The V&A promised "an immersive, multi-sensory and theatrical journey through Pink Floyd's extraordinary world" which will "chronicle the music, iconic visuals and staging of the band, from the underground psychedelic scene in 1960s London to the present day". The exhibition will also include items from stage performances, as well as instruments, handwritten lyrics, architectural drawings and psychedelic posters. After it was announced in 2012, the V&A's David Bowie exhibition became the fastest-selling in the museum's history.
Mercury Rising - Freddie Mercury has joined fellow rock-idols Jimi Hendrix, John Lennon and Wolfgang Amadeus Mozart by being honoured with a blue plaque at his childhood home in west London. The English Heritage plaque commemorating the former Queen frontman was unveiled by the band's guitarist Brian May at the unassuming terraced house in Feltham where Mercury lived with his parents after the family arrived from Zanzibar in 1963.
On a higher plain, an asteroid has been named after Freddie Mercury to mark what would have been the singer's 70th birthday. The Queen frontman has had his name attached to Asteroid 17473, which was discovered in 1991 - the year he died. Brian May told a gathering of 1,250 fans at Montreux Casino in Switzerland that the asteroid marked "Freddie's outstanding influence in the world".
Family Affair - A new production of musical comedy The Addams Family is to tour the UK and Ireland next year. Directed by Matthew White, the show will open in Edinburgh on April 20, 2017, before touring to locations including Northampton, Southend, Birmingham, Truro, Cardiff and Dublin.
It has music and lyrics by Andrew Lippa and a book by Marshall Brickman and Rick Elice. The show, based on the characters created by Charles Addams, previously enjoyed a run of nearly two years on Broadway starring Nathan Lane and Bebe Neuwirth. Casting for the forthcoming tour is yet to be announced.
Global Reach - Shakespeare's Globe has teamed up with the BBC for the first ever live stream of a production from the theatre. The final performance of A Midsummer Night's Dream will be broadcast online for free on a BBC website on 11 September, and will then be available on iPlayer for the following 60 days.
Globe artistic director Emma Rice said the broadcast would enable the show "to reach even more people than we can fit in the Globe over an entire summer season". Peter Maniura, head of digital development at BBC Arts, said it would be a "fitting climax" to the online Shakespeare Lives festival, which the BBC is co-curating with the British Council. He continued, "Theatre is all about the live experience and I'm delighted that the energy, brilliance and sheer fun of Emma Rice's smash-hit production is going to reach the biggest possible audience globally through this live stream."
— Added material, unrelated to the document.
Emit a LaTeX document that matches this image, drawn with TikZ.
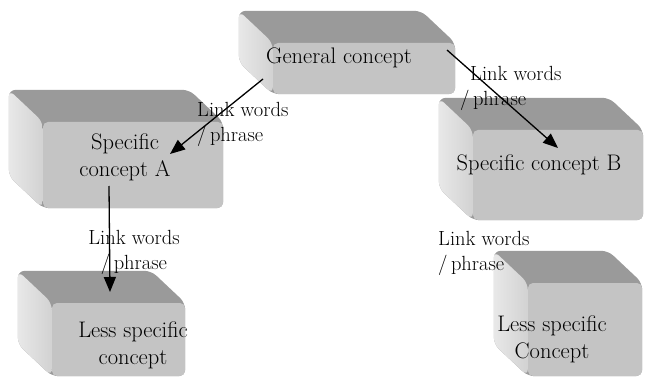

Phone Home - Actors in London, Munich and Athens are to perform onstage simultaneously via video link, as part of a production telling the stories of the world's asylum seekers and refugees.
Drawn from workshops with migrants in the UK, Germany and Greece, Phone Home is based on the real life experiences of refugees, and will dramatise their stories in what is being described as a "powerful reaction to the language of politicians and media".
The production follows more than a year's worth of development and collaboration between Upstart Theatre in the UK, Pathos Theater, Munich and Highway Productions in Greece.